La novela Una gota de afecto está ambientada en una antigua casona familiar en Cantabria, llamada La Luz de Lara. Hasta allí regresa Jaime Herrera, tras seis décadas viviendo en el extranjero por su profesión de ingeniero. Durante todo ese tiempo ha estado completamente desconectado de su familia, tras una ruptura abrupta en su infancia: sus padres comenzaron a enviarlo a internados cuando tenía apenas diez años y se marcharon a América sin volver nunca más. Este abandono dejó en Jaime una herida profunda que aún no ha logrado cerrar.
La casa pasó a manos de su difunta hermana y actualmente vive allí su sobrino Eugenio, un joven músico, junto a su esposa Mercedes y su bebé. Jaime anuncia su llegada apenas unos días antes, mediante un telegrama; tío y sobrino ni siquiera se conocen. A partir de ese momento, se instala en la casona sin fecha de partida. Consciente de su avanzada edad, Jaime comienza a hacer balance de su vida y repasa una y otra vez la historia de varias generaciones de su familia.

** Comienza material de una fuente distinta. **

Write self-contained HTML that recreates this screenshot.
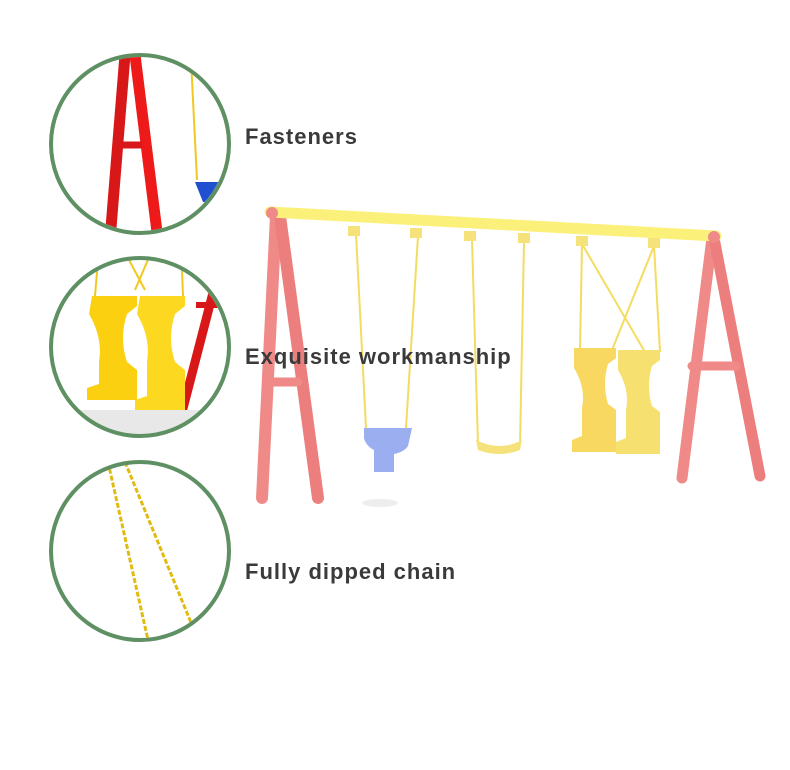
<!DOCTYPE html>
<html><head><style>
body{margin:0;background:#fff;}
.l{position:absolute;left:245px;font:bold 22px "Liberation Sans",sans-serif;letter-spacing:1px;color:#3a3a3a;}
</style></head><body>
<div style="position:relative;width:790px;height:770px;overflow:hidden">
<svg width="790" height="770" style="position:absolute;left:0;top:0">
<defs>
<clipPath id="c1"><circle cx="140" cy="144" r="87"/></clipPath>
<clipPath id="c2"><circle cx="140" cy="347" r="87"/></clipPath>
<clipPath id="c3"><circle cx="140" cy="551" r="87"/></clipPath>
</defs>
<g stroke-linecap="round">
<line x1="276" y1="216" x2="262" y2="498" stroke="#f08a88" stroke-width="12"/>
<line x1="280" y1="216" x2="318" y2="498" stroke="#ec7f7d" stroke-width="12"/>
<line x1="270" y1="382" x2="298" y2="382" stroke="#f08a88" stroke-width="9"/>
<line x1="712" y1="238" x2="682" y2="478" stroke="#f08a88" stroke-width="11"/>
<line x1="714" y1="238" x2="760" y2="476" stroke="#ec7f7d" stroke-width="11"/>
<line x1="692" y1="366" x2="736" y2="366" stroke="#f08a88" stroke-width="9"/>
<line x1="270" y1="212" x2="716" y2="236" stroke="#fbf07a" stroke-width="11"/>
<circle cx="272" cy="213" r="6" fill="#f08a88"/>
<circle cx="714" cy="237" r="6" fill="#f08a88"/>
</g>
<g stroke="#f4dc60" stroke-width="2" fill="none">
<line x1="356" y1="234" x2="366" y2="428"/><line x1="418" y1="236" x2="406" y2="428"/>
<line x1="472" y1="240" x2="478" y2="445"/><line x1="524" y1="242" x2="520" y2="445"/>
<line x1="582" y1="244" x2="580" y2="350"/><line x1="582" y1="244" x2="645" y2="352"/>
<line x1="654" y1="246" x2="612" y2="350"/><line x1="654" y1="246" x2="660" y2="352"/>
</g>
<g fill="#f6e27a">
<rect x="348" y="226" width="12" height="10"/><rect x="410" y="228" width="12" height="10"/>
<rect x="464" y="231" width="12" height="10"/><rect x="518" y="233" width="12" height="10"/>
<rect x="576" y="236" width="12" height="10"/><rect x="648" y="238" width="12" height="10"/>
</g>
<path d="M364 428 h48 l-4 18 q-4 6 -14 8 v18 h-20 v-22 q-8 -4 -10 -12z" fill="#9aaef0"/>
<path d="M476 440 q24 12 46 0 l-2 10 q-20 8 -42 0z" fill="#f6e27a"/>
<path d="M574 348 h42 v10 l-8 6 q-6 20 0 40 l8 6 v42 h-44 v-12 l10 -4 v-28 q4 -20 -8 -40 z" fill="#f8d860"/>
<path d="M618 350 h42 v10 l-8 6 q-6 20 0 40 l8 6 v42 h-44 v-12 l10 -4 v-28 q4 -20 -8 -40 z" fill="#f6e070"/>
<ellipse cx="380" cy="503" rx="18" ry="4" fill="#eee"/>
<g clip-path="url(#c1)">
<line x1="125" y1="55" x2="110" y2="240" stroke="#d81818" stroke-width="11"/>
<line x1="135" y1="55" x2="158" y2="240" stroke="#ee1a1a" stroke-width="11"/>
<line x1="118" y1="145" x2="142" y2="145" stroke="#d81818" stroke-width="7"/>
<line x1="191" y1="60" x2="197" y2="180" stroke="#f0c820" stroke-width="2"/>
<path d="M195 182 h28 v20 h-20 z" fill="#2050d0"/>
</g>
<g clip-path="url(#c2)">
<line x1="215" y1="285" x2="180" y2="420" stroke="#d81818" stroke-width="9"/>
<line x1="196" y1="305" x2="222" y2="305" stroke="#d81818" stroke-width="6"/>
<g stroke="#f0c820" stroke-width="2"><line x1="98" y1="260" x2="95" y2="296"/><line x1="150" y1="255" x2="135" y2="290"/><line x1="128" y1="258" x2="145" y2="290"/><line x1="182" y1="270" x2="183" y2="296"/></g>
<path d="M92 296 h45 v10 l-10 8 q-8 24 0 48 l10 8 v30 h-50 v-12 l12 -4 v-22 q4 -24 -10 -48 z" fill="#fad010"/>
<path d="M140 296 h45 v10 l-10 8 q-8 24 0 48 l10 8 v42 h-50 v-12 l12 -4 v-34 q4 -24 -10 -48 z" fill="#fcd820"/>
<rect x="50" y="410" width="180" height="30" fill="#e8e8e8"/>
</g>
<g clip-path="url(#c3)" stroke="#e0bc10" stroke-width="3" stroke-dasharray="5 2">
<line x1="108" y1="462" x2="148" y2="640"/>
<line x1="125" y1="462" x2="192" y2="625"/>
</g>
<g fill="none" stroke="#5e9063" stroke-width="4">
<circle cx="140" cy="144" r="89"/>
<circle cx="140" cy="347" r="89"/>
<circle cx="140" cy="551" r="89"/>
</g>
</svg>
<div class="l" style="top:124px">Fasteners</div>
<div class="l" style="top:344px">Exquisite workmanship</div>
<div class="l" style="top:559px">Fully dipped chain</div>
</div>
</body></html>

La rutina de los jóvenes es tranquila, casi ociosa. Eugenio, con poco más de veinte años, dedica el día a practicar música, mientras Mercedes se centra exclusivamente en el cuidado de su hija. Apenas salen de la casa. Viven de la menguada herencia que recibieron, pero no parecen del todo conscientes de que, con ese estilo de vida —sin ingresos y con cocinera y criada—, los recursos se agotarán pronto.
En un principio, el trato entre tío y sobrinos es cordial y educado. Todo hace pensar que la novela girará en torno a la vida familiar y a las muchas generaciones que habitaron esa casa, marcada por hombres débiles y mujeres fuertes que llevaban la voz cantante. Jaime recuerda con nostalgia aquellos ecos del pasado.
Sin embargo, lo que parecía ser una historia de sagas familiares y memorias del hogar pronto toma un rumbo... inesperado. Jaime resulta ser un hombre egoísta, misántropo, solitario, con una necesidad constante de controlar todo lo que le rodea. Vive anclado en el rencor, probablemente como consecuencia del abandono sufrido en la infancia, y sigue buscando —aunque de forma inconsciente— «una gota de afecto» entre los suyos. No aprueba el modo de vida de sus sobrinos, teme que la casa se deteriore por falta de mantenimiento y comienza a juzgarlos con creciente severidad.
El insomnio lo lleva a deambular por la casa durante la noche, y en ocasiones no puede resistir la tentación de espiar el dormitorio de Eugenio y Mercedes mientras duermen. Estas escenas me resultaron especialmente incómodas, más aún al ver cómo Jaime parece obsesionarse con las mujeres jóvenes, un aspecto inquietante del personaje.
El desenlace me pareció terrible. Es una de esas novelas en las que las mujeres funcionan como simples instrumentos narrativos al servicio del desarrollo del protagonista masculino. Sumado a lo desagradable que me resultó Jaime, terminé con sentimientos muy encontrados. Me sorprendió el giro que toma la trama —esperaba simplemente una novela sobre linajes familiares—, pero no puedo decir que la haya disfrutado, precisamente por la naturaleza tan tóxica del personaje principal y ese final en el que todo salta por los aires.
Me quedo con lo positivo: he descubierto lo que son las casonas de indianos de Cantabria, esas mansiones construidas por españoles que hicieron fortuna en América y regresaron a su tierra natal a finales del siglo XIX o principios del XX.
Por cierto, el 18 de julio, justo cuando estaba leyendo esta novela, José María Guelbenzu falleció en Madrid a los 81 años. Que mi reseña un poco tibia no os impida descubrir otras novelas suyas. Hace unos años leí No acosen al asesino y me pareció una novela policíaca muy lograda, también con una magnífica ambientación en el norte de España.